Wall Street Journal - June 9, 2006
Yet, thanks to new drug regimes, the condition is no longer a certain death sentence. And thanks to prevention efforts, the rate of new HIV infections in the U.S. has dropped from 150,000 a year in the mid-1980s to about 40,000 now.
Lest we are tempted to rest easy, the CDC warns that the global HIV/AIDS pandemic -- it estimates that 25 million people have died world-wide -- rages on. Even so, after the terrifying assertions and predictions from earlier days about how far and fast the virus would spread here, it is impossible not to see the progress we have made as a success.
What or whom should we credit with that success? When all is said and done, the spread of HIV can only be prevented by individuals, specifically those who protect themselves and others, by abstaining from risky behaviors. The declining rate of new infection in the U.S. is proof that many people have accepted this responsibility.
But perhaps the biggest turning point of all -- and one that made safe behavior both possible and more likely -- came when AIDS began to be viewed as a public-health issue.
This wasn't always the case. Early efforts to combat the problem quickly became ensnared in politics. Because AIDS hit first and hardest in the gay community, those dealing with it worried that the rest of society would ignore the problem. From such concerns, however, grew some bad decisions.
To name only a few examples: San Francisco's bath houses, which were known as environments where HIV was spread, weren't closed until 1986 out of concern that such governmental interference would violate the civil rights of homosexuals.
Beginning in the mid-1980s, medical educators tried to convince the public that HIV/AIDS was about to explode among the heterosexual population. The notion that it could strike anyone, any time, certainly shifted some of the stigma away from gays as a group and made the general public more receptive to the idea of AIDS education and increased funding to combat the disease. However, when it became clear that, absent certain specific risky behaviors, relatively few heterosexuals were getting sick, the alarms began to fall on deaf ears. The CDC estimates that perhaps a quarter of the people with HIV today don't know they have it. Surely some of them will never get tested because they assume, wrongly, that some misleading information in the past from public-health officials means that all their warnings can be safely ignored.

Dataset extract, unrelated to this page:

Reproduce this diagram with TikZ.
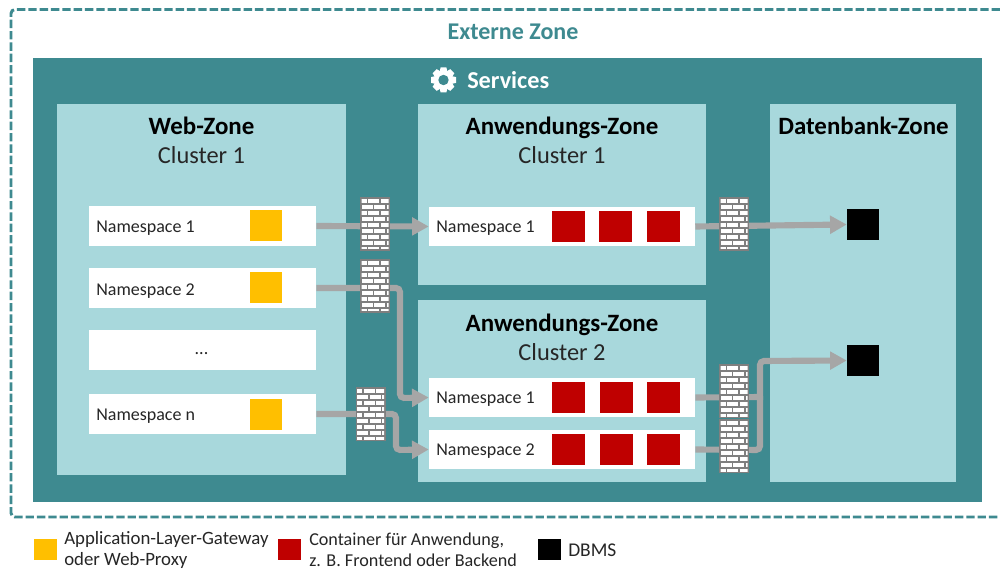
\documentclass[tikz,border=0pt]{standalone}
\usepackage{fontspec}
\setmainfont{Carlito}
\usetikzlibrary{arrows.meta}
\definecolor{teal}{HTML}{3E8A90}
\definecolor{lightz}{HTML}{A8D8DC}
\definecolor{amberc}{HTML}{FFBF00}
\definecolor{redc}{HTML}{BF0000}
\definecolor{wireg}{HTML}{A6A6A6}
\definecolor{brickg}{HTML}{7F7F7F}
\definecolor{textc}{HTML}{262626}
\newcommand{\sq}[5]{\node[#1,minimum width=#4*0.75pt,minimum height=#5*0.75pt] (#2) at (#3) {};}
\newcommand{\fwall}[3]{% name, cx, cy
  \node[fwbox] (#1) at (#2,#3) {};
  \begin{scope}
    \clip (#2-13.5,#3-25) rectangle (#2+13.5,#3+25);
    \foreach \r in {0,...,8}{
      \pgfmathsetmacro{\yy}{#3-25+\r*6}
      \pgfmathsetmacro{\off}{mod(\r,2)==0 ? -6 : 0}
      \foreach \c in {0,1,2,3}{
        \pgfmathsetmacro{\xx}{#2-13.5+\off+\c*12.5}
        \fill[white] (\xx,\yy) rectangle (\xx+11,\yy+4.4);
      }
    }
  \end{scope}
}
\tikzset{
  x=0.75pt,y=-0.75pt,
  zonebox/.style={fill=lightz,draw=none,inner sep=0},
  nsbox/.style={fill=white,draw=none,inner sep=0},
  gw/.style={fill=amberc,draw=none,inner sep=0},
  ctr/.style={fill=redc,draw=none,inner sep=0},
  dbms/.style={fill=black,draw=none,inner sep=0},
  fwbox/.style={fill=brickg,draw=none,inner sep=0,minimum width=22.5pt,minimum height=40.5pt},
  wire/.style={draw=wireg,line width=4.6pt,rounded corners=3pt},
  arr/.style={wire,-{Triangle[length=12.5pt,width=13pt]}},
  nslabel/.style={font=\fontsize{13.5}{15}\selectfont,text=textc,anchor=west,inner sep=0},
  ztitle/.style={font=\fontsize{18.7}{20}\selectfont\bfseries,text=black,inner sep=0},
  zsub/.style={font=\fontsize{18.3}{20}\selectfont,text=textc,inner sep=0},
  leg/.style={font=\fontsize{13.6}{15.6}\selectfont,text=textc,anchor=west,align=left,inner sep=0},
}
\begin{document}
\begin{tikzpicture}
\useasboundingbox (0,0) rectangle (1000,570);
\fill[white] (0,0) rectangle (1000,570);
% outer
\draw[teal,line width=2.2pt,dash pattern=on 6.3pt off 2.2pt,rounded corners=3pt] (1000,9.5) -- (11,9.5) -- (11,517) -- (1000,517);
\node[font=\fontsize{18}{20}\selectfont\bfseries,text=teal,inner sep=0] (ext) at (513,31.5) {Externe Zone};
\fill[teal] (33,58) rectangle (982,502);
% gear
\begin{scope}[shift={(443.5,80)}]
  \foreach \a in {0,45,...,315}{
    \fill[white,rotate=\a] (-2.9,-12.5) -- (2.9,-12.5) -- (4.4,-6) -- (-4.4,-6) -- cycle;
  }
  \fill[white] (0,0) circle (9*0.75pt);
  \fill[teal] (0,0) circle (5.2*0.75pt);
\end{scope}
\node[font=\fontsize{18.2}{20}\selectfont\bfseries,text=white,inner sep=0,anchor=west] (svc) at (467,80.5) {Services};
% zones
\sq{zonebox}{web}{201.5,289.5}{289}{371}
\sq{zonebox}{appa}{562,194.5}{288}{181}
\sq{zonebox}{appb}{562,391}{288}{182}
\sq{zonebox}{db}{863,293}{186}{378}
\node[ztitle] (tw) at (201.5,126) {Web-Zone};
\node[zsub] (sw) at (201.5,155) {Cluster 1};
\node[ztitle] (ta) at (562,127.5) {Anwendungs-Zone};
\node[zsub] (sa) at (562,155) {Cluster 1};
\node[ztitle] (tb) at (562,324.5) {Anwendungs-Zone};
\node[zsub] (sb) at (562,352) {Cluster 2};
\node[ztitle] (td) at (863.5,126) {Datenbank-Zone};
% namespaces web
\sq{nsbox}{wa}{202.5,226}{227}{40}
\sq{nsbox}{wb}{202.5,288}{227}{40}
\sq{nsbox}{wc}{202.5,350}{227}{40}
\sq{nsbox}{wd}{202.5,414}{227}{40}
\node[nslabel] at (96,228) {Namespace 1};
\node[nslabel] at (96,291) {Namespace 2};
\node[font=\fontsize{13.5}{15}\selectfont,text=textc,inner sep=0] at (201.5,354) {...};
\node[nslabel] at (96,416.5) {Namespace n};
\sq{gw}{ga}{266,226}{32}{31}
\sq{gw}{gb}{266,288}{32}{31}
\sq{gw}{gd}{266,414}{32}{31}
% namespaces app
\sq{nsbox}{aa}{562,226.5}{266}{39}
\sq{nsbox}{ba}{562,397.5}{266}{39}
\sq{nsbox}{bb}{562,449.5}{266}{39}
\node[nslabel] at (436,228.5) {Namespace 1};
\node[nslabel] at (436,399.5) {Namespace 1};
\node[nslabel] at (436,451.5) {Namespace 2};
\sq{ctr}{c1}{568.5,226.5}{33}{31}
\sq{ctr}{c2}{615.5,226.5}{33}{31}
\sq{ctr}{c3}{663.5,226.5}{33}{31}
\sq{ctr}{c4}{568.5,397.5}{33}{31}
\sq{ctr}{c5}{616.5,397.5}{33}{31}
\sq{ctr}{c6}{663.5,397.5}{33}{31}
\sq{ctr}{c7}{568.5,449.5}{33}{31}
\sq{ctr}{c8}{616.5,449.5}{33}{31}
\sq{ctr}{c9}{663.5,449.5}{33}{31}
\sq{dbms}{d1}{863,224.5}{32}{31}
\sq{dbms}{d2}{863,360.5}{32}{31}
% connectors
\coordinate (jn) at (763,397);
\draw[arr] (wa.east) -- (aa.west);
\draw[arr] (wb.east) -- (400,288) -- (400,398) -- (ba.west);
\draw[arr] (wd.east) -- (396,414) -- (396,450) -- (bb.west);
\draw[arr] (aa.east) -- (d1.west);
\draw[wire] (ba.east) -- (jn);
\draw[arr] (bb.east) -- (760,450) -- (760,361) -- (d2.west);
% firewalls
\fwall{f1}{375}{224}
\fwall{f2}{375}{286}
\fwall{f3}{370.5}{414}
\fwall{f4}{734}{224}
\fwall{f5}{734}{391}
\fwall{f6}{734}{446}
% legend
\sq{gw}{la}{45.5,549}{23}{21}
\sq{ctr}{lb}{289.5,549}{23}{21}
\sq{dbms}{lc}{549.5,549}{23}{21}
\node[leg,font=\fontsize{14.1}{15.6}\selectfont] at (64,550) {Application-Layer-Gateway\\oder Web-Proxy};
\node[leg] at (309,550) {Container für Anwendung,\\z. B. Frontend oder Backend};
\node[leg,font=\fontsize{14.6}{16}\selectfont] at (568,550.5) {DBMS};
\end{tikzpicture}
\end{document}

A few dubious claims about AIDS will live on forever, including the allegation that Ronald Reagan was indifferent and stingy in the crucial early days of the epidemic. True, the estimated $5.7 billion allocated for AIDS during his administration sounds small compared with some $20 billion the government spends each year now on fighting it at home and abroad. But no one, including scientists, knew a fraction then of what they know now.
Still, in the U.S. at least, 25 years of HIV/AIDS have brought the battle into perspective. Patients have more treatment options than they once did. And the rest of us have more information now, and thus the means, if only we will use them, of prevention.